=== Problem description ===
What follows is a set of records; restate each one word for word and drop the pictures.

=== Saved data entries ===
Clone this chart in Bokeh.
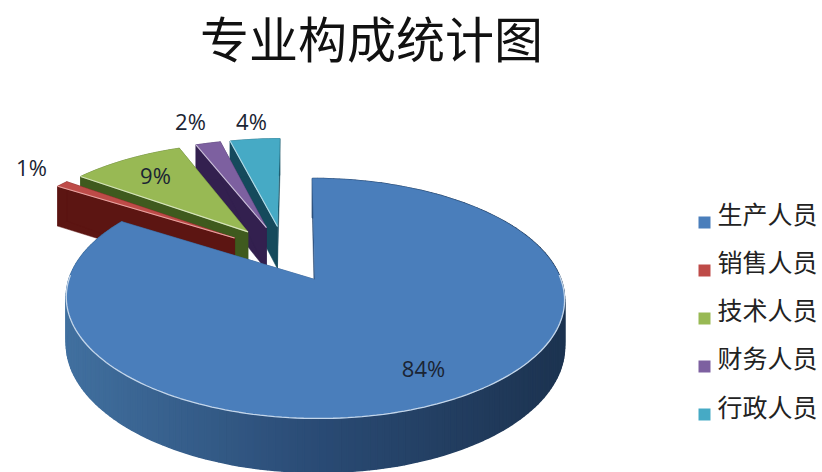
import numpy as np
from bokeh.plotting import figure
from bokeh.models import Range1d
from bokeh.core.properties import value
from bokeh.embed import file_html
from bokeh.resources import INLINE

# ---- data ----
title_text = "专业构成统计图"
categories = ["生产人员", "销售人员", "技术人员", "财务人员", "行政人员"]
shares = [84, 1, 9, 2, 4]
top_colors = ["#4a7ebb", "#be4b48", "#98b954", "#7d60a0", "#46aac5"]
wall_colors = ["#2a4b75", "#5c1512", "#3f5a1e", "#33204f", "#154a5c"]
edge_colors = ["#c4d6ea", "#e8a5a3", "#d6e3bc", "#ccc1da", "#b7dde8"]

# ---- projection of the tilted, exploded disc ----
XC, Y0, RX, RY, K, DEPTH, EXPLODE = 296.0, 279.0, 246.0, 117.0, 0.158, 45.5, 0.261
BLUE_APEX_U = 0.075


def project(u, v):
    w = 1 + K * v
    return XC + RX * u / w, Y0 - RY * v / w, DEPTH / w


frac = np.array(shares, dtype=float) / sum(shares)
starts = np.concatenate([[0], np.cumsum(frac)[:-1]]) * 2 * np.pi
ends = np.cumsum(frac) * 2 * np.pi
mids = (starts + ends) / 2
cu = BLUE_APEX_U - EXPLODE * np.sin(mids[0])
cv = -EXPLODE * np.cos(mids[0])

p = figure(width=822, height=472, output_backend="svg", toolbar_location=None,
           x_range=Range1d(0, 822), y_range=Range1d(472, 0),
           min_border=0, outline_line_color=None)
p.axis.visible = False
p.grid.visible = False
p.background_fill_color = "white"
p.border_fill_color = "white"


def lerp_hex(a, b, t):
    ca = [int(a[i:i + 2], 16) for i in (1, 3, 5)]
    cb = [int(b[i:i + 2], 16) for i in (1, 3, 5)]
    return "#%02x%02x%02x" % tuple(int(round(x + (y - x) * t)) for x, y in zip(ca, cb))


# back to front: teal, purple, green, red, blue
for i in [4, 3, 2, 1, 0]:
    au = cu + EXPLODE * np.sin(mids[i])
    av = cv + EXPLODE * np.cos(mids[i])
    n = max(int((ends[i] - starts[i]) * 40), 4)
    th = np.linspace(starts[i], ends[i], n)
    ru, rv = au + np.sin(th), av + np.cos(th)
    rx, ry, rd = project(ru, rv)
    ax, ay, ad = project(au, av)

    # cut faces
    for j, c in ((0, wall_colors[i]), (-1, wall_colors[i])):
        p.patch([ax, rx[j], rx[j], ax], [ay, ry[j], ry[j] + rd[j], ay + ad],
                fill_color=c, line_color=c, line_width=0.5)

    # outer wall, shaded across its width
    if i == 0:
        xs, ys, cols = [], [], []
        for k in range(n - 1):
            xs.append([rx[k], rx[k + 1], rx[k + 1], rx[k]])
            ys.append([ry[k], ry[k + 1], ry[k + 1] + rd[k + 1], ry[k] + rd[k]])
            t = (rx[k] - 67) / 498
            if t < 0.5:
                cols.append(lerp_hex("#41709f", "#2a4b75", t / 0.5))
            else:
                cols.append(lerp_hex("#2a4b75", "#1c3350", (t - 0.5) / 0.5))
        p.patches(xs, ys, fill_color=cols, line_color=cols, line_width=1.5)
    else:
        p.patch(list(rx) + list(rx[::-1]), list(ry) + list((ry + rd)[::-1]),
                fill_color=wall_colors[i], line_color=wall_colors[i], line_width=0.5)

    # top surface
    p.patch([ax] + list(rx), [ay] + list(ry), fill_color=top_colors[i],
            line_color=top_colors[i], line_width=0.5)

    # light bevel on the edges facing the viewer
    if i == 0:
        front = (np.cos(th) < 0.05)
        p.line(rx[front], ry[front], line_color=edge_colors[0], line_width=1.3)
    else:
        p.line([ax, rx[0]], [ay, ry[0]], line_color=edge_colors[i], line_width=1.1)

# ---- labels ----
label_x = [423, 31, 155, 190, 251]
label_y = [367, 166, 174, 120, 120]
p.text(label_x, label_y, text=[f"{s}%" for s in shares],
       text_font=value("Open Sans"), text_font_size="22px", text_color="#1a2433",
       text_align="center", text_baseline="middle")

# ---- title ----
p.text([371], [36], text=[title_text], text_font=value("Noto Sans CJK SC"),
       text_font_size="49px", text_color="#111111",
       text_align="center", text_baseline="middle")

# ---- legend ----
legend_y = [222, 270, 318, 366, 414]
text_y = [212, 260, 308, 356, 405]
p.rect([704] * 5, legend_y, width=12, height=12, fill_color=top_colors,
       line_color=None)
p.text([717] * 5, text_y, text=categories, text_font=value("Noto Sans CJK SC"),
       text_font_size="25px", text_color="#222222",
       text_align="left", text_baseline="middle")

open("out.html", "w").write(file_html(p, INLINE))
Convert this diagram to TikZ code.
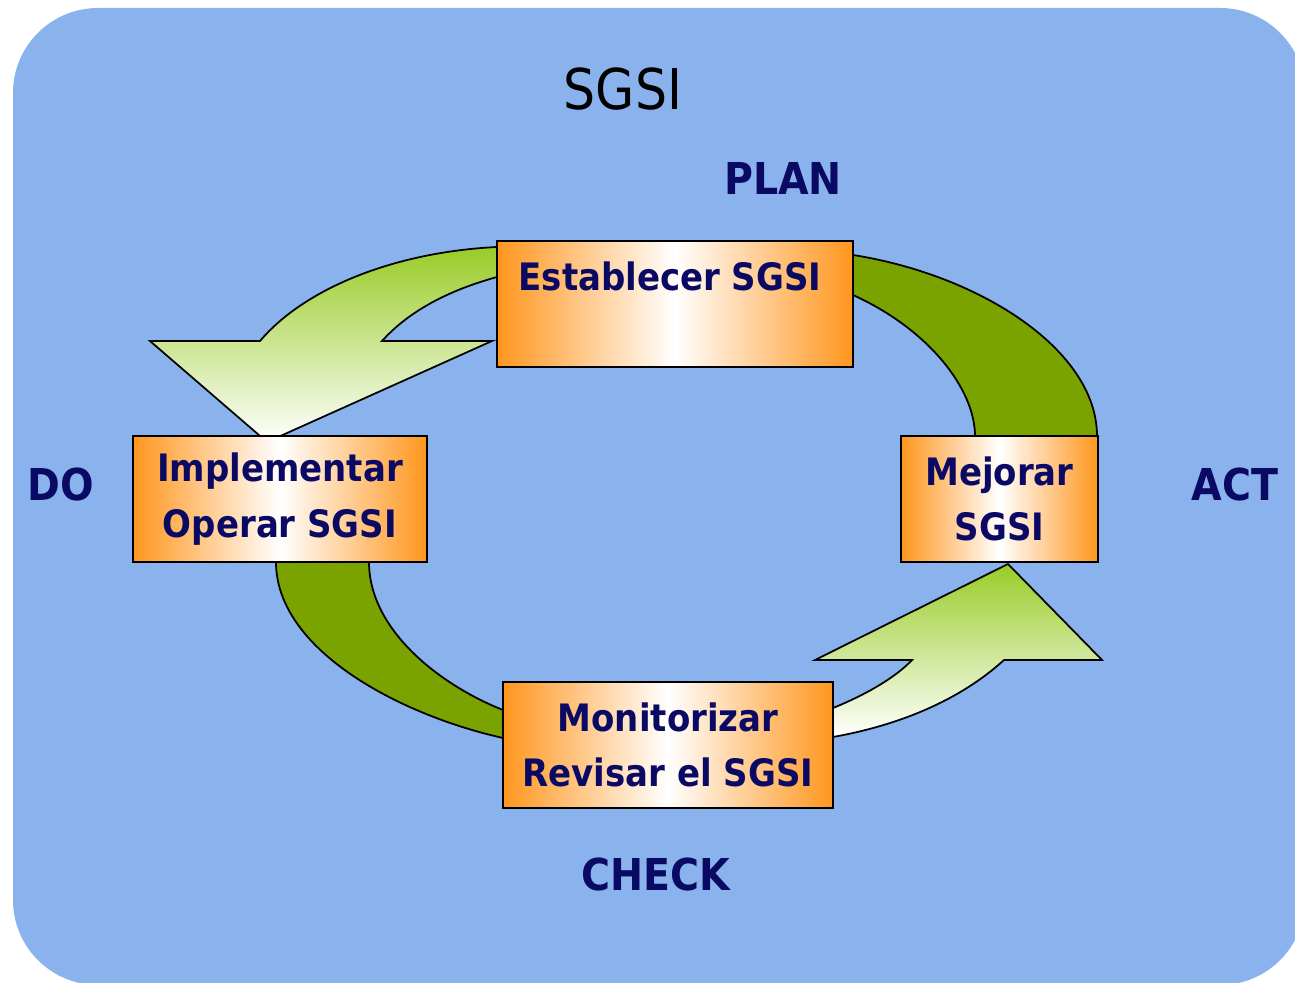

=== Solved problem ===
Clone this chart in Bokeh.
import numpy as np
from bokeh.plotting import figure
from bokeh.models import Range1d
from bokeh.core.properties import value
from bokeh.embed import file_html
from bokeh.resources import INLINE

# ---- data ----
title_text = "专业构成统计图"
categories = ["生产人员", "销售人员", "技术人员", "财务人员", "行政人员"]
shares = [84, 1, 9, 2, 4]
top_colors = ["#4a7ebb", "#be4b48", "#98b954", "#7d60a0", "#46aac5"]
wall_colors = ["#2a4b75", "#5c1512", "#3f5a1e", "#33204f", "#154a5c"]
edge_colors = ["#c4d6ea", "#e8a5a3", "#d6e3bc", "#ccc1da", "#b7dde8"]

# ---- projection of the tilted, exploded disc ----
XC, Y0, RX, RY, K, DEPTH, EXPLODE = 296.0, 279.0, 246.0, 117.0, 0.158, 45.5, 0.261
BLUE_APEX_U = 0.075


def project(u, v):
    w = 1 + K * v
    return XC + RX * u / w, Y0 - RY * v / w, DEPTH / w


frac = np.array(shares, dtype=float) / sum(shares)
starts = np.concatenate([[0], np.cumsum(frac)[:-1]]) * 2 * np.pi
ends = np.cumsum(frac) * 2 * np.pi
mids = (starts + ends) / 2
cu = BLUE_APEX_U - EXPLODE * np.sin(mids[0])
cv = -EXPLODE * np.cos(mids[0])

p = figure(width=822, height=472, output_backend="svg", toolbar_location=None,
           x_range=Range1d(0, 822), y_range=Range1d(472, 0),
           min_border=0, outline_line_color=None)
p.axis.visible = False
p.grid.visible = False
p.background_fill_color = "white"
p.border_fill_color = "white"


def lerp_hex(a, b, t):
    ca = [int(a[i:i + 2], 16) for i in (1, 3, 5)]
    cb = [int(b[i:i + 2], 16) for i in (1, 3, 5)]
    return "#%02x%02x%02x" % tuple(int(round(x + (y - x) * t)) for x, y in zip(ca, cb))


# back to front: teal, purple, green, red, blue
for i in [4, 3, 2, 1, 0]:
    au = cu + EXPLODE * np.sin(mids[i])
    av = cv + EXPLODE * np.cos(mids[i])
    n = max(int((ends[i] - starts[i]) * 40), 4)
    th = np.linspace(starts[i], ends[i], n)
    ru, rv = au + np.sin(th), av + np.cos(th)
    rx, ry, rd = project(ru, rv)
    ax, ay, ad = project(au, av)

    # cut faces
    for j, c in ((0, wall_colors[i]), (-1, wall_colors[i])):
        p.patch([ax, rx[j], rx[j], ax], [ay, ry[j], ry[j] + rd[j], ay + ad],
                fill_color=c, line_color=c, line_width=0.5)

    # outer wall, shaded across its width
    if i == 0:
        xs, ys, cols = [], [], []
        for k in range(n - 1):
            xs.append([rx[k], rx[k + 1], rx[k + 1], rx[k]])
            ys.append([ry[k], ry[k + 1], ry[k + 1] + rd[k + 1], ry[k] + rd[k]])
            t = (rx[k] - 67) / 498
            if t < 0.5:
                cols.append(lerp_hex("#41709f", "#2a4b75", t / 0.5))
            else:
                cols.append(lerp_hex("#2a4b75", "#1c3350", (t - 0.5) / 0.5))
        p.patches(xs, ys, fill_color=cols, line_color=cols, line_width=1.5)
    else:
        p.patch(list(rx) + list(rx[::-1]), list(ry) + list((ry + rd)[::-1]),
                fill_color=wall_colors[i], line_color=wall_colors[i], line_width=0.5)

    # top surface
    p.patch([ax] + list(rx), [ay] + list(ry), fill_color=top_colors[i],
            line_color=top_colors[i], line_width=0.5)

    # light bevel on the edges facing the viewer
    if i == 0:
        front = (np.cos(th) < 0.05)
        p.line(rx[front], ry[front], line_color=edge_colors[0], line_width=1.3)
    else:
        p.line([ax, rx[0]], [ay, ry[0]], line_color=edge_colors[i], line_width=1.1)

# ---- labels ----
label_x = [423, 31, 155, 190, 251]
label_y = [367, 166, 174, 120, 120]
p.text(label_x, label_y, text=[f"{s}%" for s in shares],
       text_font=value("Open Sans"), text_font_size="22px", text_color="#1a2433",
       text_align="center", text_baseline="middle")

# ---- title ----
p.text([371], [36], text=[title_text], text_font=value("Noto Sans CJK SC"),
       text_font_size="49px", text_color="#111111",
       text_align="center", text_baseline="middle")

# ---- legend ----
legend_y = [222, 270, 318, 366, 414]
text_y = [212, 260, 308, 356, 405]
p.rect([704] * 5, legend_y, width=12, height=12, fill_color=top_colors,
       line_color=None)
p.text([717] * 5, text_y, text=categories, text_font=value("Noto Sans CJK SC"),
       text_font_size="25px", text_color="#222222",
       text_align="left", text_baseline="middle")

open("out.html", "w").write(file_html(p, INLINE))
Convert this diagram to TikZ code.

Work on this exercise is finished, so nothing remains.